The trend of sending artistes to jail was diluted, for banning was seen to be more effective. Kishore Kumar songs were banned on the government-owned radio services in the mid- 1970s because he refused to grace an event organised by Sanjay Gandhi, not even a government official!

This was in the peak of Kishore Kumar's popularity and the idea was to hit where it hurts most, namely, the wallet. No filmmaker would want a banned artiste to sing for his film. If songs worked with people, so did the film. and the government-owned radio channel was the only way to popularise a film's music, for few could afford gramophones, not to mention the highly priced music records. Luckily, it did not work that way eventually.

The ban culture has spread and been assumed by various community, religious or other groups. Maybe, those in power have outsourced the job. It created a vote bank. Take for example the 1982 film 'Ramnagari' by the National Award winner Kantilal Rathod. The term barber, also known as 'hajam' in the vernacular, was used in the film. Objections were raised and the film could be released after the makers had to deal with various forces.

The story repeated itself when a certain community took exception to the title of Shah Rukh Khan's film, 'Billoo Barber' (2009). The barber should not be called either a 'hajam' or a 'barber' was the contention! How does one cope with such a situation?

The one who has faced such illogical objections to his films is Sanjay Leela Bhansali, especially with 'Galiyon Ki Rasleela Ram-Leela' (2013) and 'Padmavat' (2018).

But now there is good news for makers wishing to do bold films. When a demand is made from various corners of the country to ban a certain film, it spells crores for it.

'Kissa Kursi Ka' was a dud because nobody cared about what happened during the Emergency. The general public across India was not affected by it as were people in the Hindi belt. Also, it was a poor production made with the idea of making a quick buck.

What was the fate of 'The Accidental Prime Minister'? It flopped. Nobody was interested in the story of the accidental prime minister, namely, Dr Manmohan Singh. There was nothing inspiring about it, even as a read.

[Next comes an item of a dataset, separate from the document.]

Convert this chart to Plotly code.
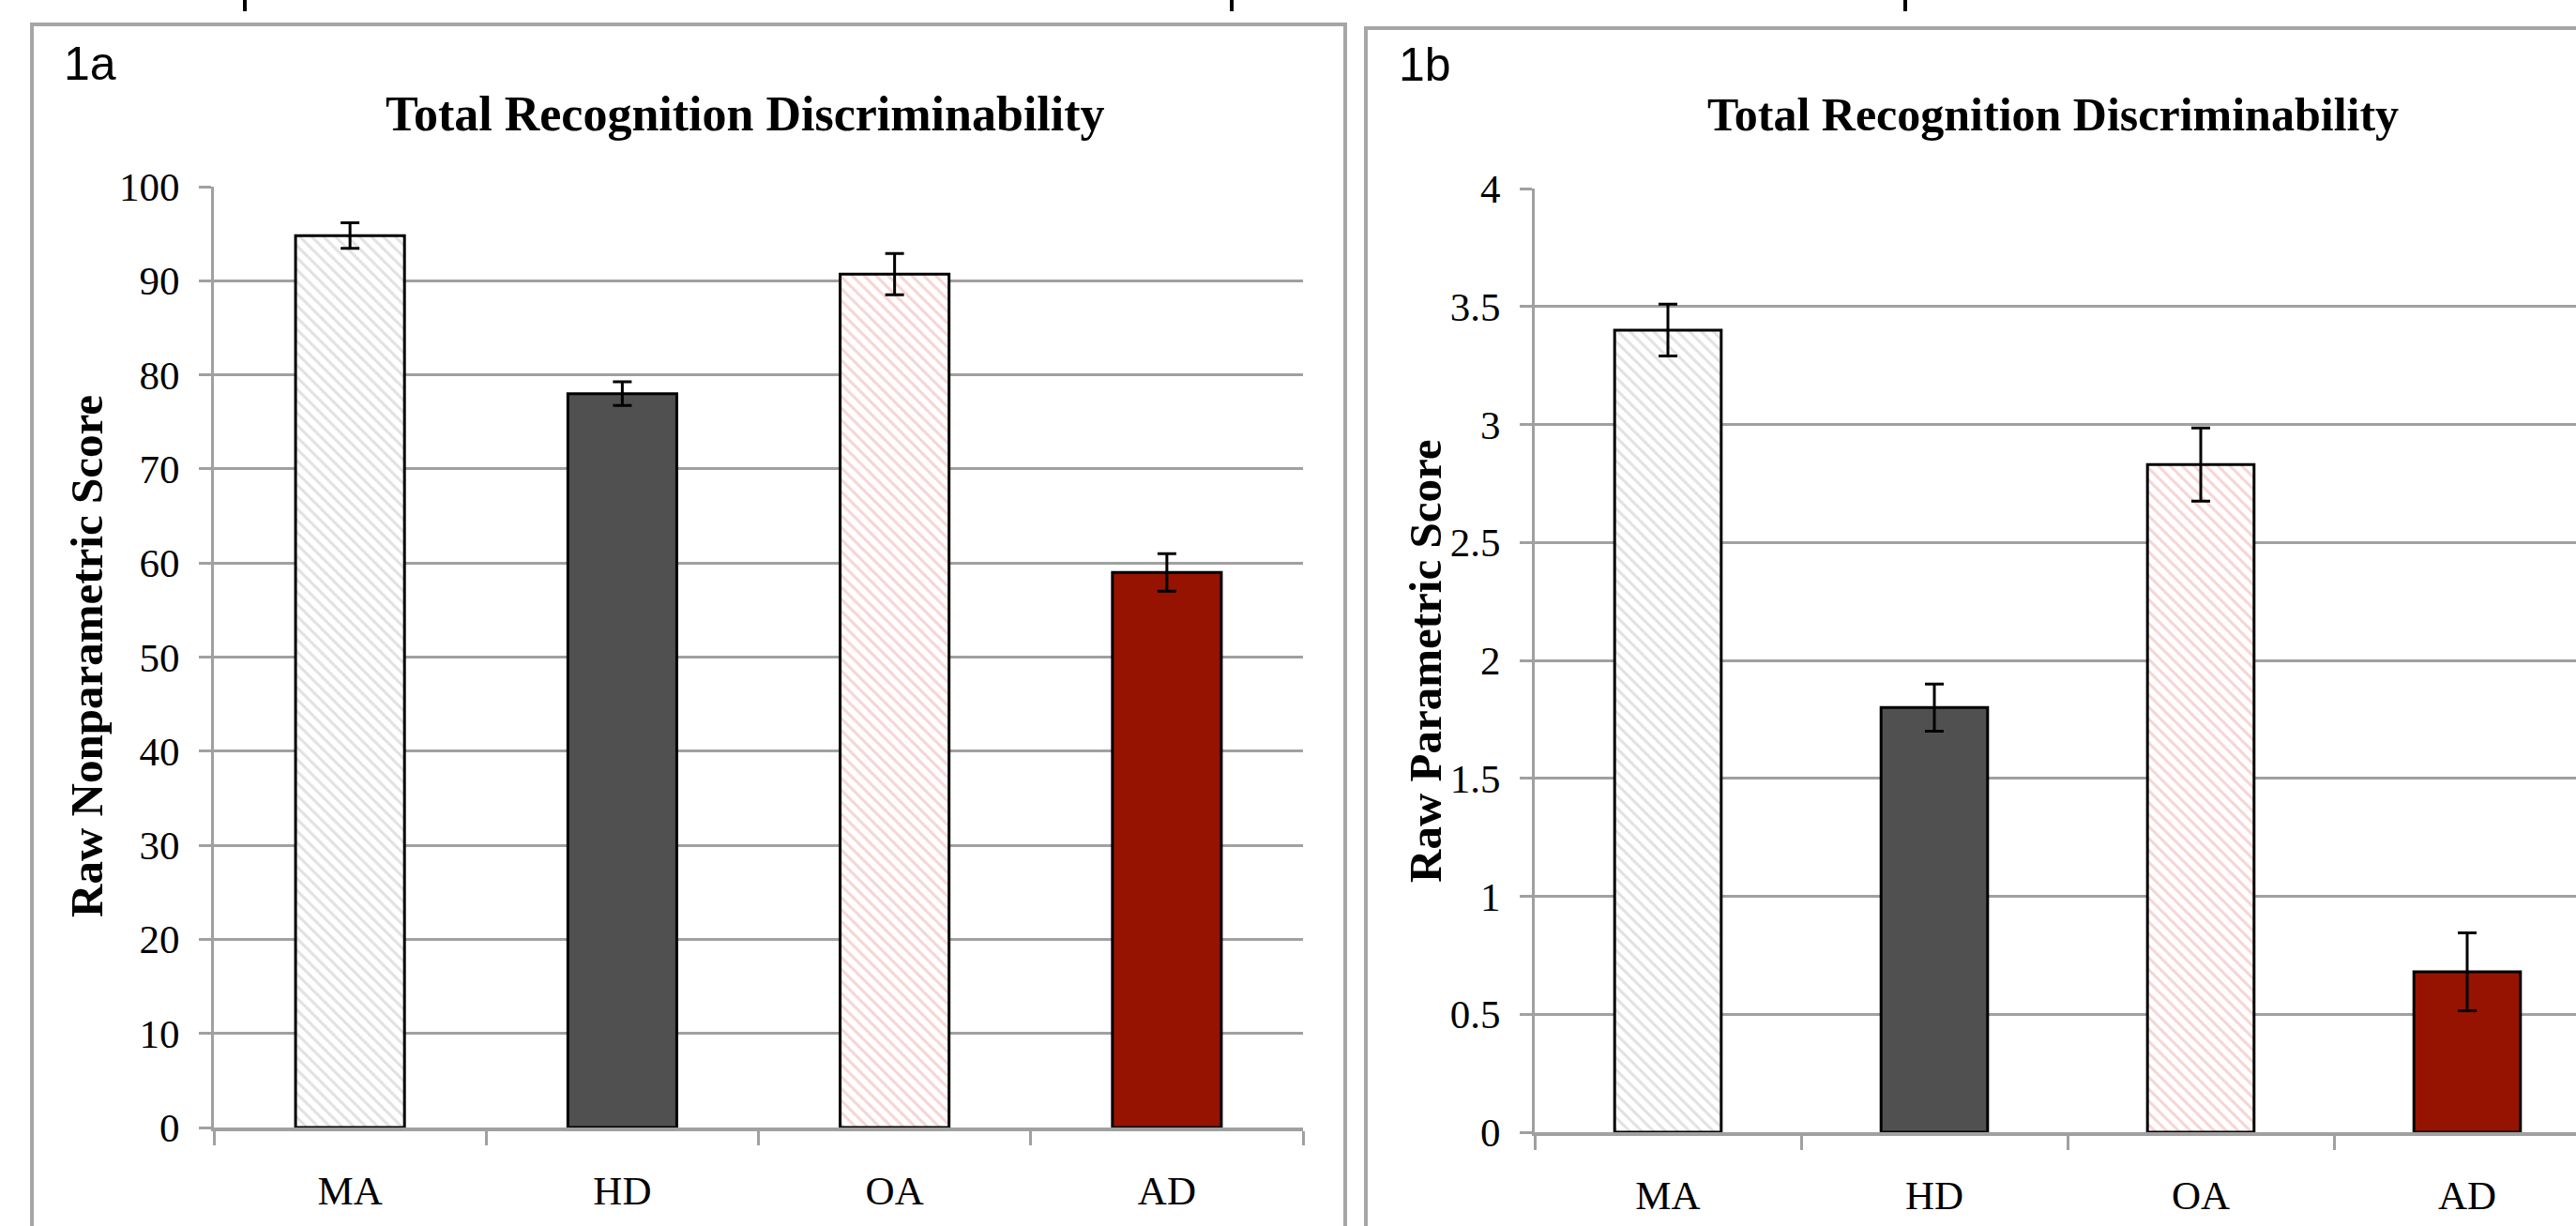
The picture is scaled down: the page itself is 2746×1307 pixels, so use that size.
import plotly.graph_objects as go

# ---------------- data ----------------
categories = ["MA", "HD", "OA", "AD"]
nonparam_values = [94.8, 78.0, 90.7, 59.0]
nonparam_errors = [1.35, 1.25, 2.2, 2.0]
param_values = [3.40, 1.80, 2.83, 0.68]
param_errors = [0.11, 0.10, 0.155, 0.165]

panel_labels = ["1a", "1b"]
chart_title = "Total Recognition Discriminability"
yaxis_titles = ["Raw Nonparametric Score", "Raw Parametric Score"]
left_ytick_vals = [0, 10, 20, 30, 40, 50, 60, 70, 80, 90, 100]
right_ytick_vals = [0, 0.5, 1, 1.5, 2, 2.5, 3, 3.5, 4]
right_ytick_text = ["0", "0.5", "1", "1.5", "2", "2.5", "3", "3.5", "4"]

# ---------------- styles ----------------
W, H = 2746, 1307
SERIF = "Liberation Serif, Times New Roman, serif"
SANS = "Liberation Sans, Arial, sans-serif"
GRID = "#a0a0a0"
bar_colors = ["white", "#505050", "white", "#951300"]
hatch_shapes = ["\\", "", "\\", ""]
hatch_colors = ["#c4c4c4", "#505050", "#eeaaaa", "#951300"]


def px(x):
    return x / W


def py(y):
    return 1 - y / H


fig = go.Figure()

for vals, errs, xa, ya in [
    (nonparam_values, nonparam_errors, "x", "y"),
    (param_values, param_errors, "x2", "y2"),
]:
    for i, cat in enumerate(categories):
        pat = dict(shape=hatch_shapes[i])
        if hatch_shapes[i]:
            pat.update(fgcolor=hatch_colors[i], bgcolor=bar_colors[i],
                       fillmode="overlay", size=9, solidity=0.33)
        fig.add_trace(
            go.Bar(
                x=[cat],
                y=[vals[i]],
                xaxis=xa,
                yaxis=ya,
                width=0.4,
                marker=dict(
                    color=bar_colors[i],
                    line=dict(color="black", width=3),
                    pattern=pat,
                ),
                error_y=dict(
                    type="data",
                    array=[errs[i]],
                    visible=True,
                    color="black",
                    thickness=3,
                    width=10,
                ),
                showlegend=False,
            )
        )

xcommon = dict(
    type="category",
    categoryorder="array",
    categoryarray=categories,
    tickson="boundaries",
    ticks="outside",
    ticklen=15,
    tickwidth=3,
    tickcolor=GRID,
    showline=True,
    linecolor=GRID,
    linewidth=4,
    showgrid=False,
    tickfont=dict(family=SERIF, size=43, color="black"),
    ticklabelstandoff=26,
    automargin=False,
    fixedrange=True,
)
ycommon = dict(
    ticks="outside",
    ticklen=13,
    tickwidth=3,
    tickcolor=GRID,
    showline=True,
    linecolor=GRID,
    linewidth=3,
    showgrid=True,
    gridcolor=GRID,
    gridwidth=3,
    zeroline=False,
    tickfont=dict(family=SERIF, size=43, color="black"),
    ticklabelstandoff=12,
    automargin=False,
    fixedrange=True,
)

fig.update_layout(
    width=W,
    height=H,
    autosize=False,
    margin=dict(l=0, r=0, t=0, b=0, pad=0, autoexpand=False),
    paper_bgcolor="white",
    plot_bgcolor="white",
    barmode="overlay",
    xaxis=dict(xcommon, domain=[px(228), px(1389)], range=[-0.5, 3.5], anchor="y"),
    yaxis=dict(
        ycommon,
        domain=[py(1202), py(199)],
        range=[0, 100],
        tickvals=left_ytick_vals,
        anchor="x",
    ),
    xaxis2=dict(
        xcommon, domain=[px(1636), 1.0], range=[-0.5, 3.5 - 26 / 284], anchor="y2"
    ),
    yaxis2=dict(
        ycommon,
        domain=[py(1207), py(201)],
        range=[0, 4],
        tickvals=right_ytick_vals,
        ticktext=right_ytick_text,
        anchor="x2",
    ),
)

annotations = []
for cx, fs in [(794, 52), (2188, 50)]:
    annotations.append(
        dict(
            text=chart_title,
            xref="paper", yref="paper",
            x=px(cx), y=py(122),
            xanchor="center", yanchor="middle",
            showarrow=False,
            font=dict(family=SERIF, size=fs, color="black", weight="bold"),
        )
    )
for cx, cy, t in [(92, 700, yaxis_titles[0]), (1519, 705, yaxis_titles[1])]:
    annotations.append(
        dict(
            text=t,
            xref="paper", yref="paper",
            x=px(cx), y=py(cy),
            xanchor="center", yanchor="middle",
            textangle=-90,
            showarrow=False,
            font=dict(family=SERIF, size=49, color="black", weight="bold"),
        )
    )
for lx, ly, t in [(66, 68, panel_labels[0]), (1489, 69, panel_labels[1])]:
    annotations.append(
        dict(
            text=t,
            xref="paper", yref="paper",
            x=px(lx), y=py(ly),
            xanchor="left", yanchor="middle",
            showarrow=False,
            font=dict(family=SANS, size=50, color="black"),
        )
    )
fig.update_layout(annotations=annotations)

shapes = []
shapes.append(
    dict(type="rect", xref="paper", yref="paper",
         x0=px(34), x1=px(1434), y0=py(1330), y1=py(26),
         line=dict(color="#a6a6a6", width=4), fillcolor="rgba(0,0,0,0)", layer="below")
)
shapes.append(
    dict(type="rect", xref="paper", yref="paper",
         x0=px(1456), x1=px(2780), y0=py(1330), y1=py(30),
         line=dict(color="#a6a6a6", width=4), fillcolor="rgba(0,0,0,0)", layer="below")
)
for mx in [261, 1313, 2031]:
    shapes.append(
        dict(type="line", xref="paper", yref="paper",
             x0=px(mx), x1=px(mx), y0=py(0), y1=py(12),
             line=dict(color="black", width=4))
    )
fig.update_layout(shapes=shapes)

fig.write_html(
    "out.html",
    config={"responsive": False, "displayModeBar": False},
    post_script="document.body.style.margin='0';document.body.style.overflow='hidden';",
)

Then comes 'The Tashkant Files'. It was probably watched by more people online than in the cinemas as the word about it spread much later. Also, the story of Lal Bahadur Shastri meant little or nothing to the generation now. People did not really identify with the subject. The incident is over 55 year old.

The two recent prime targets for bans, 'The Kashmir Files' and 'The Kerala Story', led to so much controversy that it led to a surge in public interest. A film on Kerala, of which nobody thinks about except for being a beautiful tourism destination? What was happening with the women there was no secret and was always in the news. People were indifferent as if it was all happening in some other part of the world! Even the television news channels barely touched the subject. So what was it about the film version that stirred up such a frenzy?

With both 'The Kashmir Files' and 'The Kerala Story', the people at large were aware that injustice had been meted out to people about which there was nothing they could do. Now, they are doing so by endorsing such films. More vocal the calls for ban, the more the chances of people countering such calls.

How would one account for 'The Kashmir Files' doing 12 times the business of the same filmmaker's, 'The Tashkent Files'! The film has done a business of Rs 244 crore. This is the kind of business successful commercial potboilers do. 'The Kerala Story' figures are equally unimaginable. Having opened with about Rs 8 crore on day one, it has grown each day and ended its first week with close to Rs 80 crore!

Thanks to the Ban Brigade, people want to see such films and honour the makers for their work. What is more, the governments which did not act on the issues at stake in Kashmir and Kerala are promoting such films by triggering open debates and giving tax exemption.

A state's share of the tax on a cinema ticket is just 9 per cent, but the idea is more to give a symbolic endorsement to a film.